Sutiyah, salah satu warga sekitar, mengatakan, meski sepi, terkadang masjid tersebut masih digunakan beberapa orang. Sebab, masih ada warga yang beraktivitas di kawasan itu meski tak banyak. Mereka tak tinggal di situ, tapi rata-rata membuka lapak di pinggir jalan. Jalan Desa Mindi sering digunakan sebagai jalan tembusan menuju Jabon, terutama oleh para pemotor.
”Gak mati masjidnya. Di sini itu masih ada beberapa warga meski ya rumahnya semipermanen gini,” ungkap Sutiyah yang juga pemilik warung. Wanita 60 tahun tersebut dulu adalah warga Mindi, yang kemudian harus pindah karena wilayah itu merupakan area terdampak lumpur. Dia lantas kembali ke Mindi untuk membuka warung kopi kecil pinggir jalan. Sutiyah hanya buka sampai sore. Malam dia balik ke rumah.

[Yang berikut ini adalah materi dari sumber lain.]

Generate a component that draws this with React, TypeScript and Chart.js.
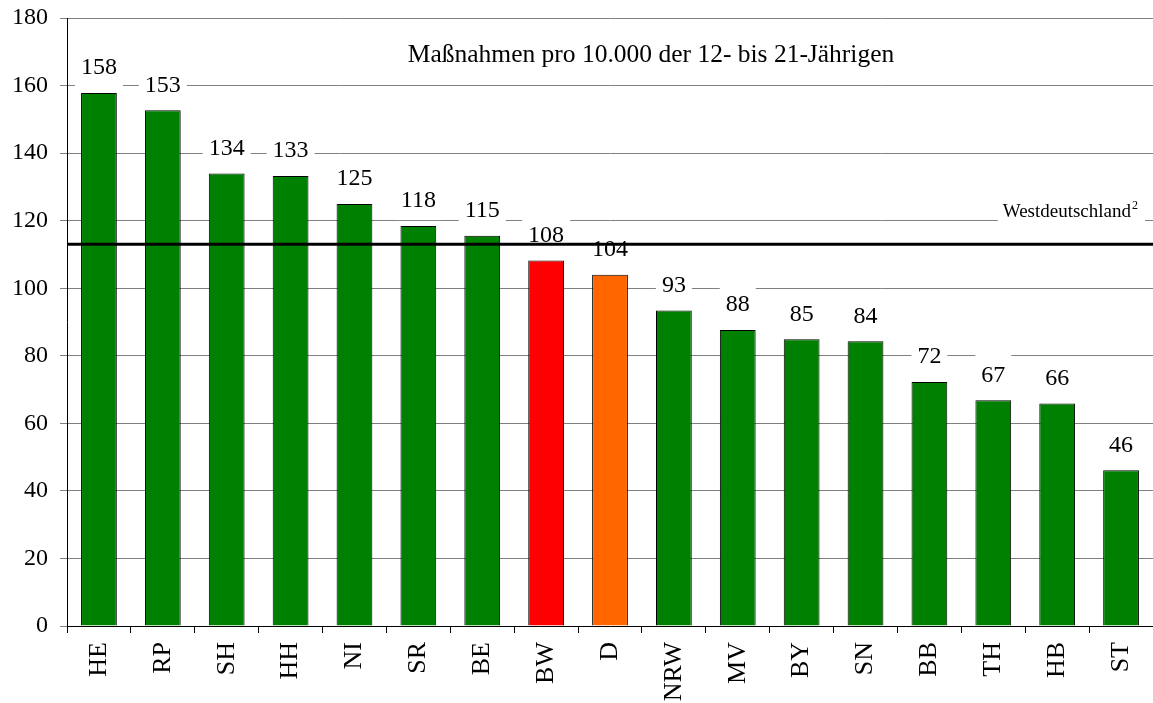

Sutiyah tidak menampik bahwa wilayah sekitar Desa Mindi yang terdampak lumpur Porong memiliki kesan mistis tersendiri. Dulu, pada awal Desa Mindi ditinggalkan, rasa takut untuk berjualan masih ada. ”Awal gak ada orang. Saya jualan itu sepi, sampai magrib akhirnya saya tutup. Terasa seperti ada yang mengawasi dari rumah-rumah kosong waktu itu,” ungkapnya. Lambat laun Sutiyah mulai terbiasa dengan kondisi sepinya desa tersebut.
Di sisi lain, Rafi Adzani, salah seorang warga sekitar Desa Mindi, mengungkapkan bahwa salah satu temannya dan para pemancing yang lewat untuk memancing di Sungai Porong sering mendapatkan pengalaman mistis. Salah satu yang paling sering terjadi adalah penampakan pocong di salah satu rumah setelah masjid. ”Iya, di rumah kosong terbengkalai itu, kadang ada yang lihat putih-putih lewat masuk ke hutan sengon,” kata pria 23 tahun tersebut.
Menurut Rafi, rumah itu tidak dibongkar karena pada sekitar tahun 2018 masih ada warga yang menghuni. Dia sering mendengar warga yang hendak memancing lewat jalan tersebut melihat pocong saat menoleh ke rumah yang dimaksud.
Rafi sendiri memiliki salah satu pengalaman aneh yang masih belum diketahui apakah itu manusia atau bukan. Saat itu, sekitar tahun lalu, tepatnya habis magrib, dirinya dengan seorang teman berboncengan menaiki motor melewati Desa Mindi menuju Jabon untuk nongkrong. Saat melewati rel dan melintas di sekitar bekas balai desa, mereka mendengar suara gerobak berjalan cukup keras dari arah belakang.
”Ada bunyi ting-ting, aku pikir gerobak bakso,” ungkap Rafi. Keduanya pun berhenti untuk mencegat bakso dan berniat membungkusnya untuk dimakan saat nongkrong.
Saat berhenti dan menengok ke belakang, keduanya malah tidak mendapati adanya rombong bakso. ”Warung juga tutup di depan SD itu. Kami bingung, mana lumayan gelap kan,” kata dia. Akhirnya keduanya melanjutkan perjalanan.
Selepas beberapa detik setelah berjalan, Rafi mendengar lagi suara mangkuk yang berdenting, juga gerobak berjalan. Tapi, saat ditengok kembali, tidak ada orang satu pun seperti sebelumnya. ”Ini gak tahu apa ya, yang pasti saat itu sepi dan itu masih teringat di saya,” ungkapnya.